We have 'forward' and 'backward' pretty much conquered (except for the
dual-carriageway case). WMT already appears to figure it out, (well,
mostly), and JOSM successfully sorts these, even when routes traverse
roundabouts.

I'd like to hear from data consumers in particular what tagging they'd
like to see for

- diversions and alternatives
- routes with different endpoints in the forward/backward directions
- spur routes
- one-way routes that may be circular

There needs to be roles for these (primarily a mapper here).

Are not diversions and alternatives the same thing? Or at least close enough 
that they can use the same OSM tags?

I see spurs differently from access tracks. Spurs may be dead ends off to a 
look out or camp site.

Access tracks provide access to the actual route, they may come from a train 
station or other easily accessed point, as such they connect at both ends.




[End of technical discussion. Political jeremiad follows. Feel free to ignore.]

With my data consumer hat on, I want to be able to consume the data
describing these situations without having to guess, because computers
are very, very bad at guesswork.

With my mapper hat on (the current one is a faded and stained baseball
cap bearing the logo of a trail crew), I want to produce data that
will be useful to consumers. I am told that there are other mappers
who are more 'artists' interested in describing the world around them
without regard to utility, but I think that most mappers would agree
with me in wanting the data to be useful to others.

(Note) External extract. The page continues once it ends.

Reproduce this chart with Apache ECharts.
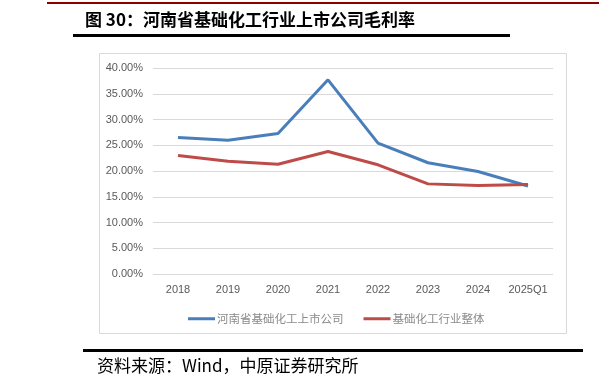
<!DOCTYPE html>
<html><head><meta charset="utf-8">
<script src="https://cdn.jsdelivr.net/npm/echarts@6/dist/echarts.min.js"></script>
<style>html,body{margin:0;padding:0;background:#fff}#c{width:599px;height:389px}</style>
</head><body><div id="c"></div>
<script>
const categories = ['2018','2019','2020','2021','2022','2023','2024','2025Q1'];
const henanValues = [26.5, 25.95, 27.3, 37.7, 25.4, 21.6, 19.9, 17.1];
const industryValues = [23.0, 21.9, 21.3, 23.8, 21.2, 17.5, 17.2, 17.4];
const seriesNames = ['河南省基础化工上市公司', '基础化工行业整体'];
const titleText = '图 30：河南省基础化工行业上市公司毛利率';
const sourceText = '资料来源：Wind，中原证券研究所';

const chart = echarts.init(document.getElementById('c'), null, {renderer:'canvas'});
chart.setOption({
  animation: false,
  backgroundColor: '#fff',
  grid: {left: 153, right: 46, top: 68, bottom: 115, containLabel: false},
  xAxis: {
    type: 'category', data: categories, boundaryGap: true,
    axisLine: {show: false}, axisTick: {show: false},
    axisLabel: {color: '#595959', fontSize: 11, fontFamily: 'Liberation Sans, Arial', margin: 10, interval: 0}
  },
  yAxis: {
    type: 'value', min: 0, max: 40, interval: 5,
    axisLine: {show: false}, axisTick: {show: false},
    splitLine: {lineStyle: {color: '#d9d9d9', width: 1}},
    axisLabel: {color: '#595959', fontSize: 11, fontFamily: 'Liberation Sans, Arial', margin: 10,
      formatter: v => v.toFixed(2) + '%'}
  },
  legend: {
    left: 183, top: 308, icon: 'rect', itemWidth: 27, itemHeight: 3, itemGap: 20,
    textStyle: {color: '#8a8a8a', fontSize: 11.5, fontFamily: 'Noto Sans CJK SC', padding: [0,0,0,-3]},
    data: seriesNames
  },
  series: [
    {name: seriesNames[0], type: 'line', data: henanValues, symbol: 'none',
     lineStyle: {color: '#4a7ebb', width: 3}, itemStyle: {color: '#4a7ebb'}},
    {name: seriesNames[1], type: 'line', data: industryValues, symbol: 'none',
     lineStyle: {color: '#be4b48', width: 3}, itemStyle: {color: '#be4b48'}}
  ],
  graphic: [
    {type: 'rect', shape: {x: 47, y: 2, width: 552, height: 2}, style: {fill: '#8b0000'}},
    {type: 'text', left: 85, top: 11, style: {text: titleText, font: 'bold 17px "Noto Sans CJK SC"', fill: '#000'}},
    {type: 'rect', shape: {x: 73, y: 34, width: 437, height: 3}, style: {fill: '#000'}},
    {type: 'rect', shape: {x: 99.5, y: 53.5, width: 467, height: 280}, style: {fill: 'none', stroke: '#d9d9d9', lineWidth: 1}, z: -1},
    {type: 'rect', shape: {x: 83, y: 349, width: 500, height: 3}, style: {fill: '#000'}},
    {type: 'text', left: 97, top: 357, style: {text: sourceText, font: '17px "Noto Sans CJK SC"', fill: '#000'}}
  ]
});
</script></body></html>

I have a long walking route that has signed access tracks that carry signage that says 
"Great North Walk".
They are not on the actual Great North Walk, the signs would be better as "To the 
Great North Walk".
From time to time they get added to the route which confuses the user.
There needs to be a role for these so they can be recognised for what they are 
- access tracks.


That's why I'm interested in hearing specificallly from data consumers
- just as mappers have the actual knowledge of what's in the world,
consumers have the actual knowledge of how to aggregate it and present
it to others in a useful fashion.

I'm willing to conform with reasonable mapping guidelines. Where I've
objected in the past to specific mapping guidelines, it's because of
one of these sorts of things occurred:
  - the guideline amounted to 'don't map that!'

And no way to map it... very poor practice!
First tell the mapper how to map it!

  - the guideline was self-contradictory

Yep. 2 or more editors ...

  - the guideline provided me no way to distinguish features that my
rendering needed to distinguish. (That is NOT 'tagging for the
renderer,' guys!)
  - the guideline provided me no way to 'rough out' features that I'd
observed in the field without needing to return for more observations.
(Or worse, provided no way to map the object without doing research at
home because information needed for conformance was not observable in
the field.)

For many 'it's too much work for the mapper' objections, the solution
is 'make the editor smarter', and the maintainers of the editors have
been quite good about responding to tagging schemata that actually
solve a problem and come into common use.